When he came to America, he realized Mr. Coleman — known as “JJ” to his family and friends— was the owner of the billion-dollar corporation International-Matex along with real estate holdings, including Windsor Court and the Holiday Inn Downtown. Still, the Colemans pulled Jurisic in like family. Coleman offered him an interest free loan to pay off his first boat, and wrote him a check to purchase the Vinka Ann in 1985. All Jacko could do in return, he says, was offer to shuck oysters at their annual Christmas party.

A photo of Mr. Coleman will be hung on The Captain JJ when it’s ready to launch later this summer. For now, Jurisic takes in the paint job. He still has to haul the boat down to Empire, install insulation, do some carpentry and get the cabin fixed up. Another of his nephews, an electrician, has already hooked up the air conditioner so he can work on it comfortably in the July heat.

“I’d like to, at some point, retire,” Jurisic says. “Play music.”

“He was the music man of the village,” DeeAnna adds. “I’m gonna tell it to you like that. I don’t know if you ever saw The Godfather — how in the wedding they had in Italy there’s an accordion player in front and everybody else follows him through the village? Well, that’s Jacko.”
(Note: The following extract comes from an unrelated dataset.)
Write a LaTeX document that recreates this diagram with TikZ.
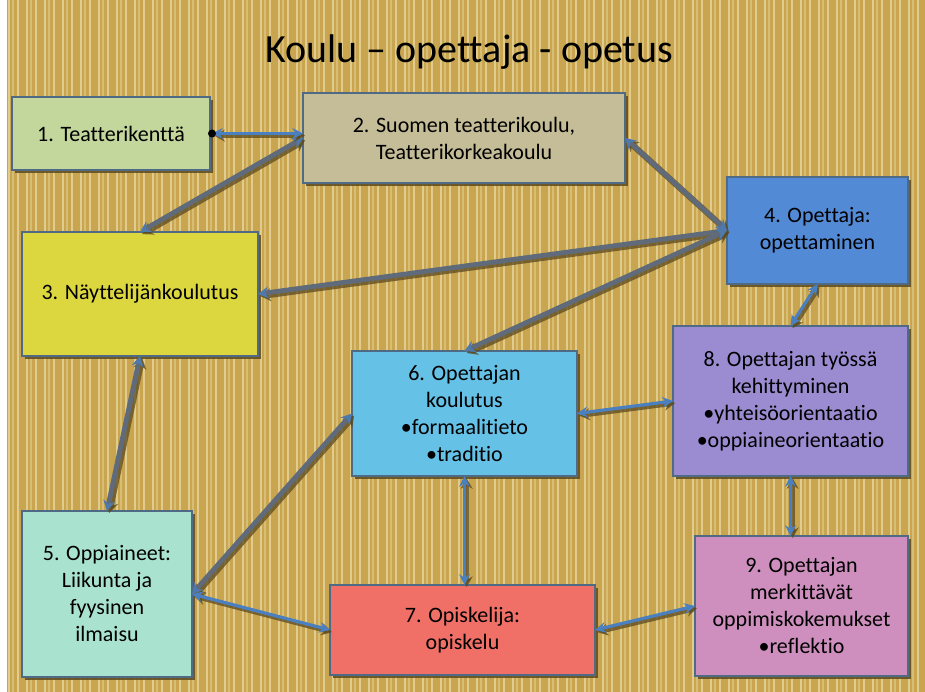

DeeAnna says that he recently bought a new keyboard, and he laughs. He may play and sing at a wedding here and there. They like to go to their Croatian American Society dances. There is talk of them vacationing in Hawaii, visiting Pearl Harbor. Maybe they’ll return to Croatia — if not to live, then just to visit. But that’s all off in the future somewhere. For now, Jurisic places a single hand on his boat — custom designed by fellow Croatian oysterman and engineer John Tesvich — and basks in the moment.

“I would like to think that there’s a life after being an oysterman,” he says.